Inspired by her experience at the workshop, she established Clarion West writers’ workshop in Seattle and helped run it for three years (1971-73), with her fellow science fiction writer Ursula Le Guin as one of the tutors. McIntyre lived at Le Guin’s isolated cabin in Oregon which is where she completed her first novel, The Exile Waiting (1975). It’s dedicated to “Ursula and Charles, with fond memories of their Charitable Home for Writers.”
The novel is set on a future Earth, turned into a desert by some environmental catastophe. The only surviving city is Center an underground city run by a handful of wealthy families who control the air, food, power and water. Many of the inhabitants are little more than slave in thrall to the familiess.
Beyond Earth is the Sphere, civilisations in space spawned by Earth who visit from time to time to trade.
…The Three Hills rose up, as crowded with dwellings as Center’s walls. Their interiors were mazes and warrens, labyrinthine byond mythology. People with no work and no way of to support themelves live dthere, at the core of Center, existing on the city’s paltry charity.
Mischa is a teenager, scraping a living in the back streets of Center by any means possible, including stealing. She is also an empath who senses the moods of others, including her sister Gemmi with whom she has a strong emotional link that keeps her trapped in Center.
When Mischa left the city, as she was determined somehow to do, it would be by her own will, her own plan. She had no intention of being driven out because of an ability for which she did not even have a word. Mischa imagined being chased into the deep underground: as a prison, it would lose its beauty and its fascination. And she would be doubly trapped. If she were seen near the city again, she would be killed: if she stayed in the underground and tried to defy Gemmi’s inevitable call to return, she would go mad.

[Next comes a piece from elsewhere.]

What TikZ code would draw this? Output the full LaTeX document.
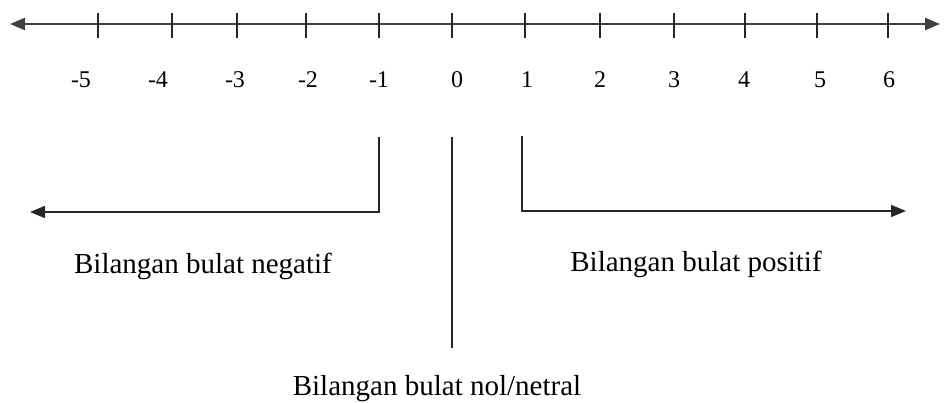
\documentclass[tikz,border=0pt]{standalone}
\usepackage{fontspec}
\setmainfont{Liberation Serif}
\usetikzlibrary{arrows.meta}
\begin{document}
\begin{tikzpicture}[x=1pt,y=-1pt,
  axisline/.style={draw=black!75,line width=2.2pt},
  tickline/.style={draw=black!85,line width=1.4pt},
  conn/.style={draw=black!85,line width=1.5pt},
  tip/.style={-{Triangle[length=15pt,width=12pt]}},
  numlab/.style={font=\fontsize{24}{28}\selectfont,inner sep=0pt},
  grouplab/.style={font=\fontsize{29}{34}\selectfont,inner sep=0pt}]
\useasboundingbox (0,0) rectangle (946,403);
% main axis
\coordinate (axL) at (10,24);
\coordinate (axR) at (940,24);
\draw[axisline,{Triangle[length=15pt,width=12pt]}-{Triangle[length=15pt,width=12pt]}] (axL) -- (axR);
% ticks
\foreach \x/\n in {98/a,172/b,237/c,306/d,379/e,452/f,525/g,600/h,674/i,745/j,817/k,888/l}{
  \coordinate (t\n1) at (\x,13);
  \coordinate (t\n2) at (\x,38);
  \draw[tickline] (t\n1) -- (t\n2);
}
% numbers
\foreach \x/\t/\n in {81/-5/a,158/-4/b,235/-3/c,308/-2/d,379/-1/e,457/0/f,527/1/g,600/2/h,674/3/i,744/4/j,820/5/k,889/6/l}{
  \node[numlab] (n\n) at (\x,80) {\t};
}
% negative bracket
\coordinate (negTop) at (379,137);
\coordinate (negCorner) at (379,212);
\coordinate (negEnd) at (30,212);
\draw[conn,tip] (negTop) -- (negCorner) -- (negEnd);
\node[grouplab] (neg) at (203,266) {Bilangan bulat negatif};
% zero line
\coordinate (zeroTop) at (452,137);
\coordinate (zeroBot) at (452,348);
\draw[conn] (zeroTop) -- (zeroBot);
\node[grouplab] (zero) at (437,389) {Bilangan bulat nol/netral};
% positive bracket
\coordinate (posTop) at (522,136);
\coordinate (posCorner) at (522,211);
\coordinate (posEnd) at (906,211);
\draw[conn,tip] (posTop) -- (posCorner) -- (posEnd);
\node[grouplab] (pos) at (696,264) {Bilangan bulat positif};
\end{tikzpicture}
\end{document}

Mischa makes her way into the Stone Palace – home to one of the Families who control the landing field and trade – in an attempt to get work but it ends badly when she angers Lady Clarissa who orders her to be whipped which takes place in a public square, and is brutal.
While Mischa is recovering, looked after by her friend Kiri , Center is invaded by a party of space travellers led by pseudosiblings Subone and Subtwo, who ensconce themselves in the Stone Palace in return for trade.

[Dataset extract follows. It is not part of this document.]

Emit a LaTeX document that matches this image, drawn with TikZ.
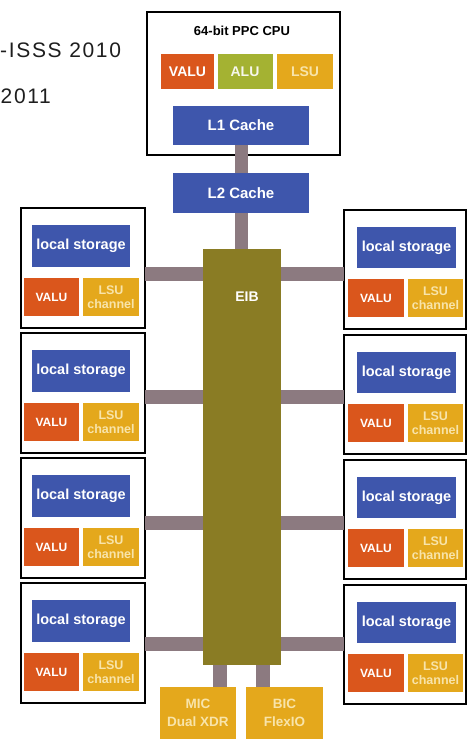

Mischa manages to get into the Stone Palace and meet Subtwo who discovers that she has remarkable mathematical powers. He offers her work and the possibility of leaving Earth. She is taught by one of the space travellers, Jan Hikaru, whom she befriends. Mischa laps up this new knowledge:
Every subject she studied came easily. She seldom forgot anything she read. She was happiest with mathematics and theoretical physics; each level of study pulled more facets of reality into an elegant and intricate and consistent system of natural laws. The new knowledge pleased her in a way few things ever had, speaking to a sense of beauty and order that she had perceived, yet never had a means of expressing…
After Mischa’s brother Chris is killed by Subone she goes on the run with Jan, delving ever deeper into the caverns below Center. Here she makes some startling discoveries that shape the rest of the novel.
Forty years after it was written, the novel seems as up to date anything I have read recently. Mischa is an engaging heroine, not dependent on men for agency or rescue, and we follow her adventures avidly with the fervent hope that her dreams of revolution and escape will become reality. The novel highlights the importance of women’s friendships, a theme that runs through Vonda’s later work.